El malvado jefe de Microsoft se convirtió, desde 2006, en el querido presidente de una fundación que distribuye entre 1.000 y 3.000 millones de dólares al año, principalmente en África. De demonio, Bill Gates se metamorfoseó en ángel, elogiado por los medios de comunicación que antes lo abucheaban, un huésped escuchado por todos los jefes de Estado que ayer se negaban a recibirlo. La paradoja de este cambio es que Microsoft, como empresa, y su jefe, brindaban servicios indiscutibles y mensurables.
¿Y la fundación? Nos cuesta medir su utilidad. Lo intenté en 2013 con un libro titulado ‘El corazón americano’, sin demasiado éxito.
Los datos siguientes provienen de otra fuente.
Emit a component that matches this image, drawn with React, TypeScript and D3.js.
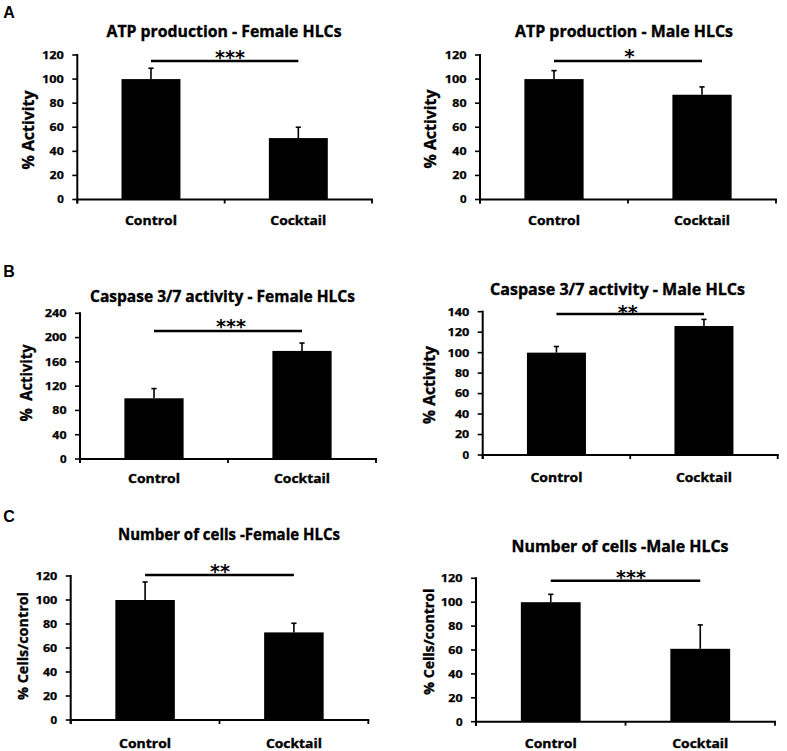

En teoría, la fundación apoya las iniciativas de gobiernos y organizaciones humanitarias que luchan contra la malaria y el sida y las que construyen escuelas y clínicas. Esto está bien, pero ¿cómo se mide la relación entre lo que da Gates y lo que reciben los campesinos o los niños? Es imposible, porque las donaciones pasan por otras instituciones, cuyas cuentas no son nada transparentes. Cuando la Fundación Gates subvenciona al Ministerio de Agricultura de Malawi, por ejemplo, ¿es seguro que los gobernantes de Malawi no se benefician más que los agricultores? De hecho, la Fundación Gates ha adoptado las mismas costumbres y circuitos que las ayudas públicas internacionales; sin embargo, ningún país del mundo ha salido de la pobreza gracias a la ayuda. Peor aún, muchos economistas creen que la ayuda consolida gobiernos ineficientes y corruptos que frenan el desarrollo.
¿Perjudica el desarrollo la caridad de la Fundación Gates? Probablemente salve vidas, por ejemplo, mediante la vacunación, pero dudo que contribuya al desarrollo. ¿Por qué la Fundación Gates no se interesa por los orígenes de la miseria de masas y hace causa común con jefes de Estado poco recomendables y organizaciones internacionales burocráticas? La razón es simple y me la han contado antiguos directivos de la fundación, que están en total desacuerdo con el uso de sus recursos: Gates no quiere perturbar el sistema internacional, quiere ser parte de él. En cada reunión del G20 y otras cumbres, maniobra para que le inviten y para aparecer en las fotos, con el mismo estatus que un jefe de Estado. Su afán de reconocimiento político explica el gigantismo de la Fundación: emplea a 1.700 personas, personal innecesario ya que en principio no hace más que financiar lo que otros ya están haciendo. De hecho, la fundación es un miniestado del que Gates es presidente. Quienes se preocupan por su futuro financiero tras un divorcio caro, pueden estar tranquilos: los mil millones que dona a su fundación son inferiores a los ingresos de sus inversiones financieras personales. Mientras dona mucho, sigue enriqueciéndose.
No me malinterpreten: no estoy haciendo un juicio a la filantropía, todo lo contrario. Pero no creo que la Fundación Gates se inscriba en la filosofía propia de la filantropía estadounidense. Como explica George Soros, que también dona mil millones al año, el papel de las fundaciones es experimentar con nuevas soluciones, no apoyar a las instituciones existentes cuando no funcionan. Soros apoya los movimientos democráticos en Europa del Este y EE.UU., y financia experimentos en la lucha contra la adicción a las drogas y el encarcelamiento de jóvenes delincuentes. Las fundaciones, señala Soros, tienen que experimentar y pueden fracasar, pero tienen el deber de intentarlo, algo que los estados no pueden permitirse. El primer filántropo estadounidense, Benjamin Franklin, definió la filantropía como lo contrario a la caridad. La filantropía es hacer que la caridad no sea necesaria, que es lo que Bill Gates ni sabe ni quiere hacer.